What this task involves:
Restate each line of the listing exactly, without carrying over any pictures.

[Code that draws figures]

--

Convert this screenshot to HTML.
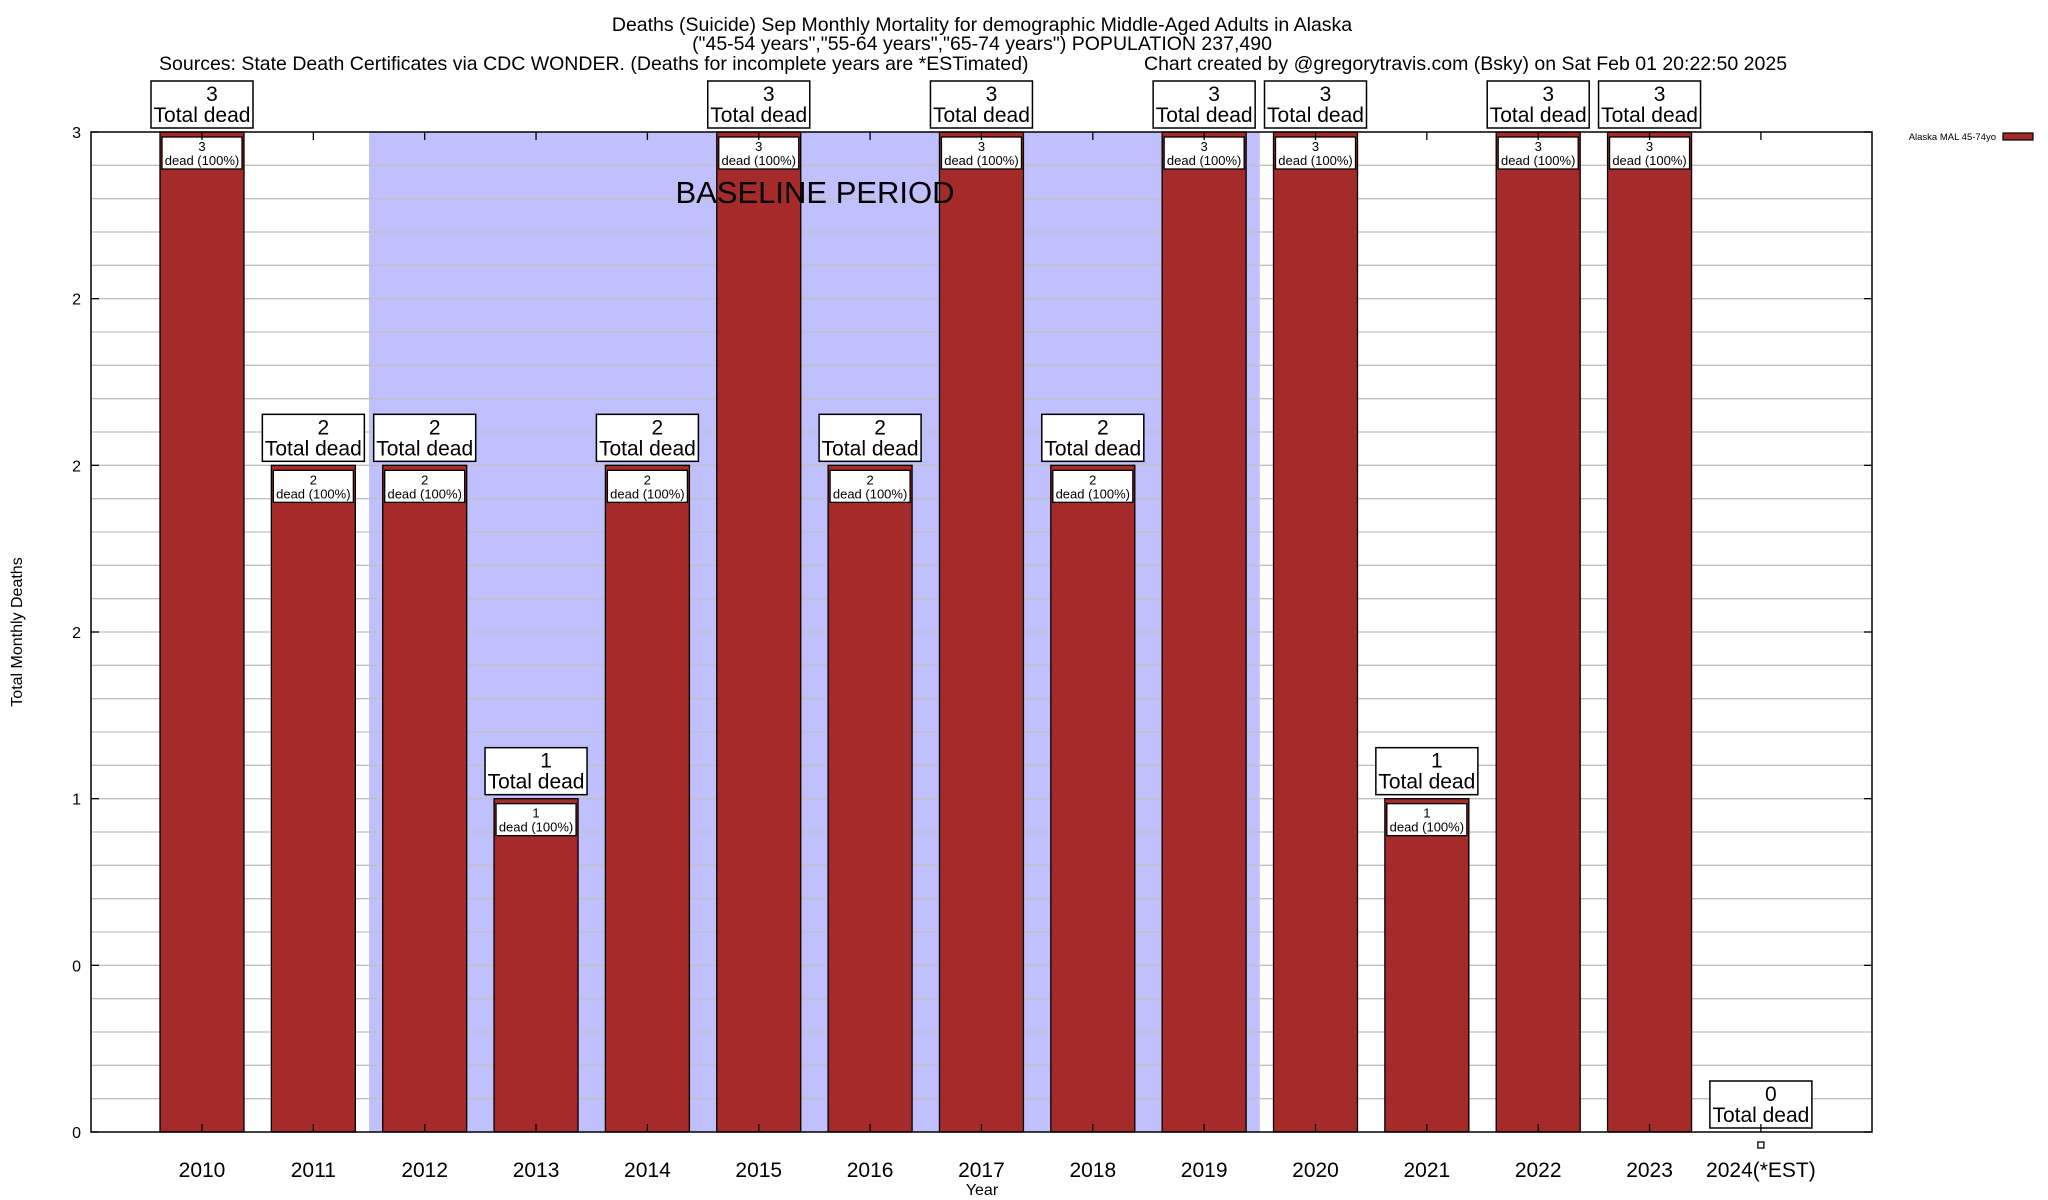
<!DOCTYPE html>
<html><head><meta charset="utf-8"><style>
html,body{margin:0;padding:0;background:#fff;}
svg{display:block;font-family:"Liberation Sans",Arial,sans-serif;}
</style></head><body>
<svg id="chart" width="2048" height="1200" viewBox="0 0 2048 1200">
<text x="982" y="31" font-size="19.5" text-anchor="middle">Deaths (Suicide) Sep Monthly Mortality for demographic Middle-Aged Adults in Alaska</text>
<text x="982" y="50" font-size="19.5" text-anchor="middle">("45-54 years","55-64 years","65-74 years") POPULATION 237,490</text>
<text x="159" y="70" font-size="19.5">Sources: State Death Certificates via CDC WONDER. (Deaths for incomplete years are *ESTimated)</text>
<text x="1144" y="70" font-size="19.5">Chart created by @gregorytravis.com (Bsky) on Sat Feb 01 20:22:50 2025</text>
<g id="plot"></g>
</svg>
<script>
const categories = ["2010","2011","2012","2013","2014","2015","2016","2017","2018","2019","2020","2021","2022","2023","2024(*EST)"];
const deaths = [3,2,2,1,2,3,2,3,2,3,3,1,3,3,0];
const yTicks = [0,0.5,1,1.5,2,2.5,3];
const yTickLabels = ["0","0","1","2","2","2","3"];
const baselineStart = "2012";
const baselineEnd = "2019";

const NS="http://www.w3.org/2000/svg";
const L=91,R=1872,T=132,B=1132;
const xC=i=>202+i*111.35;
const y=v=>B-(v/3)*(B-T);
const g=document.getElementById('plot');
function mk(tag,attrs,parent){const e=document.createElementNS(NS,tag);for(const k in attrs)e.setAttribute(k,attrs[k]);(parent||g).appendChild(e);return e;}

const bi0=categories.indexOf(baselineStart),bi1=categories.indexOf(baselineEnd);
const base=mk('rect',{x:xC(bi0)-55.7,y:T,width:xC(bi1)-xC(bi0)+111.4,height:B-T,fill:'#c0c0ff'});


for(let k=1;k<30;k++){const v=k/10;const l=mk('line',{x1:L,x2:R,y1:y(v),y2:y(v),stroke:'#c0c0c0','stroke-width':1.3});

}

deaths.forEach((d,i)=>{
  const cx=xC(i),w=84;
  if(d>0){
    const r=mk('rect',{x:cx-w/2,y:y(d),width:w,height:B-y(d),fill:'#a52a2a',stroke:'#000','stroke-width':1.3});
    
    
    const ib=mk('rect',{x:cx-40,y:y(d)+5,width:80,height:32,fill:'#fff',stroke:'#000','stroke-width':1.3});
    
    
    const t1=mk('text',{x:cx,y:y(d)+19,'font-size':13,'text-anchor':'middle'});t1.textContent=d;
    
    
    const t2=mk('text',{x:cx,y:y(d)+33,'font-size':13,'text-anchor':'middle'});t2.textContent='dead (100%)';
    
    
  } else {
    const m=mk('rect',{x:cx-3,y:1142,width:6,height:6,fill:'#fff',stroke:'#000','stroke-width':1.3});
    
    
  }
  const top=y(d);
  const ob=mk('rect',{x:cx-51,y:top-51,width:102,height:47,fill:'#fff',stroke:'#000','stroke-width':1.5});
  
  
  const a=mk('text',{x:cx+10,y:top-31,'font-size':21,'text-anchor':'middle'});a.textContent=d;
  
  
  const b=mk('text',{x:cx,y:top-10,'font-size':21,'text-anchor':'middle'});b.textContent='Total dead';
  
  
  const xl=mk('text',{x:cx,y:1177,'font-size':21,'text-anchor':'middle'});xl.textContent=categories[i];
  
  
  mk('line',{x1:cx,x2:cx,y1:B,y2:B-8,stroke:'#000','stroke-width':1.3});
  mk('line',{x1:cx,x2:cx,y1:T,y2:T+8,stroke:'#000','stroke-width':1.3});
});

const bt=mk('text',{x:815,y:203,'font-size':31,'text-anchor':'middle'});bt.textContent='BASELINE PERIOD';



yTicks.forEach((v,k)=>{
  const t=mk('text',{x:81,y:y(v)+6,'font-size':16,'text-anchor':'end'});t.textContent=yTickLabels[k];
  
  
  mk('line',{x1:L,x2:L+8,y1:y(v),y2:y(v),stroke:'#000','stroke-width':1.3});
  mk('line',{x1:R,x2:R-8,y1:y(v),y2:y(v),stroke:'#000','stroke-width':1.3});
});
const fr=mk('rect',{x:L,y:T,width:R-L,height:B-T,fill:'none',stroke:'#000','stroke-width':1.5});


const xt=mk('text',{x:982,y:1195,'font-size':16,'text-anchor':'middle'});xt.textContent='Year';


const yt=mk('text',{x:0,y:0,'font-size':16,'text-anchor':'middle',transform:'translate(22,632) rotate(-90)'});yt.textContent='Total Monthly Deaths';


const lt=mk('text',{x:1996,y:140,'font-size':9.5,'text-anchor':'end'});lt.textContent='Alaska MAL 45-74yo';


const ls=mk('rect',{x:2003,y:133,width:30,height:7,fill:'#a52a2a',stroke:'#000','stroke-width':1.2});


</script>
</body></html>
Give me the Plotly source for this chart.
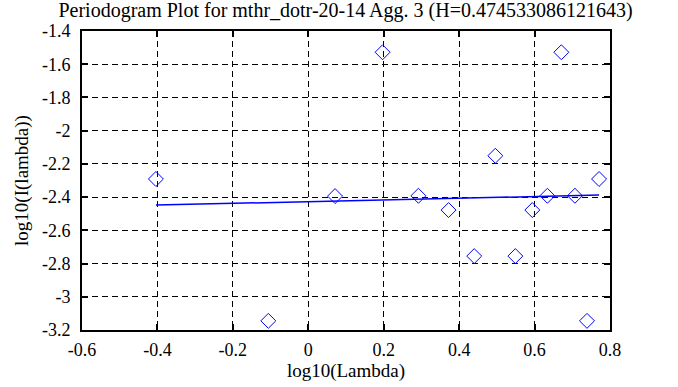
import plotly.graph_objects as go

# periodogram points (log10 lambda, log10 I(lambda))
log_lambda = [-0.404, -0.106, 0.071, 0.197, 0.292, 0.372, 0.440, 0.496,
              0.549, 0.594, 0.634, 0.671, 0.707, 0.739, 0.771]
log_I = [-2.291, -3.145, -2.394, -1.528, -2.392, -2.478, -2.755, -2.151,
         -2.755, -2.478, -2.392, -1.528, -2.392, -3.145, -2.291]

# least-squares fit line endpoints
fit_x = [-0.404, 0.771]
fit_y = [-2.448, -2.388]

x_ticks = [-0.6, -0.4, -0.2, 0, 0.2, 0.4, 0.6, 0.8]
x_tick_labels = ["-0.6", "-0.4", "-0.2", "0", "0.2", "0.4", "0.6", "0.8"]
y_ticks = [-3.2, -3.0, -2.8, -2.6, -2.4, -2.2, -2.0, -1.8, -1.6, -1.4]
y_tick_labels = ["-3.2", "-3", "-2.8", "-2.6", "-2.4", "-2.2", "-2", "-1.8", "-1.6", "-1.4"]

title = "Periodogram Plot for mthr_dotr-20-14 Agg. 3 (H=0.474533086121643)"

fig = go.Figure()
fig.add_trace(go.Scatter(
    x=log_lambda, y=log_I, mode="markers",
    marker=dict(symbol="diamond-open", size=11.5, color="#0000ff",
                line=dict(width=1, color="#0000ff")),
    showlegend=False, hoverinfo="skip"))
fig.add_trace(go.Scatter(
    x=fit_x, y=fit_y, mode="lines",
    line=dict(color="#0000ff", width=1.5),
    showlegend=False, hoverinfo="skip"))

font = "Liberation Serif"
axis_common = dict(
    showgrid=True, gridcolor="black", gridwidth=1, griddash="6px,4px",
    zeroline=False, showline=True, linecolor="black", linewidth=2,
    mirror="ticks", ticks="inside", ticklen=6, tickwidth=2, tickcolor="black",
    tickfont=dict(family=font, size=18, color="black"),
    automargin=False,
)

fig.update_layout(
    width=678, height=387,
    margin=dict(l=82, r=68, t=31, b=57),
    paper_bgcolor="white", plot_bgcolor="white",
    title=dict(text=title, x=0.5096, xanchor="center", y=0.974, yanchor="middle",
               font=dict(family=font, size=20, color="black")),
    font=dict(family=font, color="black"),
    xaxis=dict(range=[-0.6, 0.8], tickvals=x_ticks, ticktext=x_tick_labels,
               ticklabelstandoff=2,
               title=dict(text="log10(Lambda)", font=dict(family=font, size=19), standoff=2),
               **axis_common),
    yaxis=dict(range=[-3.2, -1.4], tickvals=y_ticks, ticktext=y_tick_labels,
               ticklabelstandoff=6,
               title=dict(text="log10(I(lambda))", font=dict(family=font, size=19), standoff=8),
               **axis_common),
)

fig.write_html("out.html", config={"displayModeBar": False},
               post_script="document.body.style.margin='0';")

--

Output of the exercise:
Convert this screenshot to HTML.
<!DOCTYPE html>
<html><head><meta charset="utf-8"><style>
html,body{margin:0;padding:0;background:#fff;}
svg{display:block;font-family:"Liberation Sans",Arial,sans-serif;}
</style></head><body>
<svg id="chart" width="2048" height="1200" viewBox="0 0 2048 1200">
<text x="982" y="31" font-size="19.5" text-anchor="middle">Deaths (Suicide) Sep Monthly Mortality for demographic Middle-Aged Adults in Alaska</text>
<text x="982" y="50" font-size="19.5" text-anchor="middle">("45-54 years","55-64 years","65-74 years") POPULATION 237,490</text>
<text x="159" y="70" font-size="19.5">Sources: State Death Certificates via CDC WONDER. (Deaths for incomplete years are *ESTimated)</text>
<text x="1144" y="70" font-size="19.5">Chart created by @gregorytravis.com (Bsky) on Sat Feb 01 20:22:50 2025</text>
<g id="plot"></g>
</svg>
<script>
const categories = ["2010","2011","2012","2013","2014","2015","2016","2017","2018","2019","2020","2021","2022","2023","2024(*EST)"];
const deaths = [3,2,2,1,2,3,2,3,2,3,3,1,3,3,0];
const yTicks = [0,0.5,1,1.5,2,2.5,3];
const yTickLabels = ["0","0","1","2","2","2","3"];
const baselineStart = "2012";
const baselineEnd = "2019";

const NS="http://www.w3.org/2000/svg";
const L=91,R=1872,T=132,B=1132;
const xC=i=>202+i*111.35;
const y=v=>B-(v/3)*(B-T);
const g=document.getElementById('plot');
function mk(tag,attrs,parent){const e=document.createElementNS(NS,tag);for(const k in attrs)e.setAttribute(k,attrs[k]);(parent||g).appendChild(e);return e;}

const bi0=categories.indexOf(baselineStart),bi1=categories.indexOf(baselineEnd);
const base=mk('rect',{x:xC(bi0)-55.7,y:T,width:xC(bi1)-xC(bi0)+111.4,height:B-T,fill:'#c0c0ff'});


for(let k=1;k<30;k++){const v=k/10;const l=mk('line',{x1:L,x2:R,y1:y(v),y2:y(v),stroke:'#c0c0c0','stroke-width':1.3});

}

deaths.forEach((d,i)=>{
  const cx=xC(i),w=84;
  if(d>0){
    const r=mk('rect',{x:cx-w/2,y:y(d),width:w,height:B-y(d),fill:'#a52a2a',stroke:'#000','stroke-width':1.3});
    
    
    const ib=mk('rect',{x:cx-40,y:y(d)+5,width:80,height:32,fill:'#fff',stroke:'#000','stroke-width':1.3});
    
    
    const t1=mk('text',{x:cx,y:y(d)+19,'font-size':13,'text-anchor':'middle'});t1.textContent=d;
    
    
    const t2=mk('text',{x:cx,y:y(d)+33,'font-size':13,'text-anchor':'middle'});t2.textContent='dead (100%)';
    
    
  } else {
    const m=mk('rect',{x:cx-3,y:1142,width:6,height:6,fill:'#fff',stroke:'#000','stroke-width':1.3});
    
    
  }
  const top=y(d);
  const ob=mk('rect',{x:cx-51,y:top-51,width:102,height:47,fill:'#fff',stroke:'#000','stroke-width':1.5});
  
  
  const a=mk('text',{x:cx+10,y:top-31,'font-size':21,'text-anchor':'middle'});a.textContent=d;
  
  
  const b=mk('text',{x:cx,y:top-10,'font-size':21,'text-anchor':'middle'});b.textContent='Total dead';
  
  
  const xl=mk('text',{x:cx,y:1177,'font-size':21,'text-anchor':'middle'});xl.textContent=categories[i];
  
  
  mk('line',{x1:cx,x2:cx,y1:B,y2:B-8,stroke:'#000','stroke-width':1.3});
  mk('line',{x1:cx,x2:cx,y1:T,y2:T+8,stroke:'#000','stroke-width':1.3});
});

const bt=mk('text',{x:815,y:203,'font-size':31,'text-anchor':'middle'});bt.textContent='BASELINE PERIOD';



yTicks.forEach((v,k)=>{
  const t=mk('text',{x:81,y:y(v)+6,'font-size':16,'text-anchor':'end'});t.textContent=yTickLabels[k];
  
  
  mk('line',{x1:L,x2:L+8,y1:y(v),y2:y(v),stroke:'#000','stroke-width':1.3});
  mk('line',{x1:R,x2:R-8,y1:y(v),y2:y(v),stroke:'#000','stroke-width':1.3});
});
const fr=mk('rect',{x:L,y:T,width:R-L,height:B-T,fill:'none',stroke:'#000','stroke-width':1.5});


const xt=mk('text',{x:982,y:1195,'font-size':16,'text-anchor':'middle'});xt.textContent='Year';


const yt=mk('text',{x:0,y:0,'font-size':16,'text-anchor':'middle',transform:'translate(22,632) rotate(-90)'});yt.textContent='Total Monthly Deaths';


const lt=mk('text',{x:1996,y:140,'font-size':9.5,'text-anchor':'end'});lt.textContent='Alaska MAL 45-74yo';


const ls=mk('rect',{x:2003,y:133,width:30,height:7,fill:'#a52a2a',stroke:'#000','stroke-width':1.2});


</script>
</body></html>
Give me the Plotly source for this chart.
import plotly.graph_objects as go

# periodogram points (log10 lambda, log10 I(lambda))
log_lambda = [-0.404, -0.106, 0.071, 0.197, 0.292, 0.372, 0.440, 0.496,
              0.549, 0.594, 0.634, 0.671, 0.707, 0.739, 0.771]
log_I = [-2.291, -3.145, -2.394, -1.528, -2.392, -2.478, -2.755, -2.151,
         -2.755, -2.478, -2.392, -1.528, -2.392, -3.145, -2.291]

# least-squares fit line endpoints
fit_x = [-0.404, 0.771]
fit_y = [-2.448, -2.388]

x_ticks = [-0.6, -0.4, -0.2, 0, 0.2, 0.4, 0.6, 0.8]
x_tick_labels = ["-0.6", "-0.4", "-0.2", "0", "0.2", "0.4", "0.6", "0.8"]
y_ticks = [-3.2, -3.0, -2.8, -2.6, -2.4, -2.2, -2.0, -1.8, -1.6, -1.4]
y_tick_labels = ["-3.2", "-3", "-2.8", "-2.6", "-2.4", "-2.2", "-2", "-1.8", "-1.6", "-1.4"]

title = "Periodogram Plot for mthr_dotr-20-14 Agg. 3 (H=0.474533086121643)"

fig = go.Figure()
fig.add_trace(go.Scatter(
    x=log_lambda, y=log_I, mode="markers",
    marker=dict(symbol="diamond-open", size=11.5, color="#0000ff",
                line=dict(width=1, color="#0000ff")),
    showlegend=False, hoverinfo="skip"))
fig.add_trace(go.Scatter(
    x=fit_x, y=fit_y, mode="lines",
    line=dict(color="#0000ff", width=1.5),
    showlegend=False, hoverinfo="skip"))

font = "Liberation Serif"
axis_common = dict(
    showgrid=True, gridcolor="black", gridwidth=1, griddash="6px,4px",
    zeroline=False, showline=True, linecolor="black", linewidth=2,
    mirror="ticks", ticks="inside", ticklen=6, tickwidth=2, tickcolor="black",
    tickfont=dict(family=font, size=18, color="black"),
    automargin=False,
)

fig.update_layout(
    width=678, height=387,
    margin=dict(l=82, r=68, t=31, b=57),
    paper_bgcolor="white", plot_bgcolor="white",
    title=dict(text=title, x=0.5096, xanchor="center", y=0.974, yanchor="middle",
               font=dict(family=font, size=20, color="black")),
    font=dict(family=font, color="black"),
    xaxis=dict(range=[-0.6, 0.8], tickvals=x_ticks, ticktext=x_tick_labels,
               ticklabelstandoff=2,
               title=dict(text="log10(Lambda)", font=dict(family=font, size=19), standoff=2),
               **axis_common),
    yaxis=dict(range=[-3.2, -1.4], tickvals=y_ticks, ticktext=y_tick_labels,
               ticklabelstandoff=6,
               title=dict(text="log10(I(lambda))", font=dict(family=font, size=19), standoff=8),
               **axis_common),
)

fig.write_html("out.html", config={"displayModeBar": False},
               post_script="document.body.style.margin='0';")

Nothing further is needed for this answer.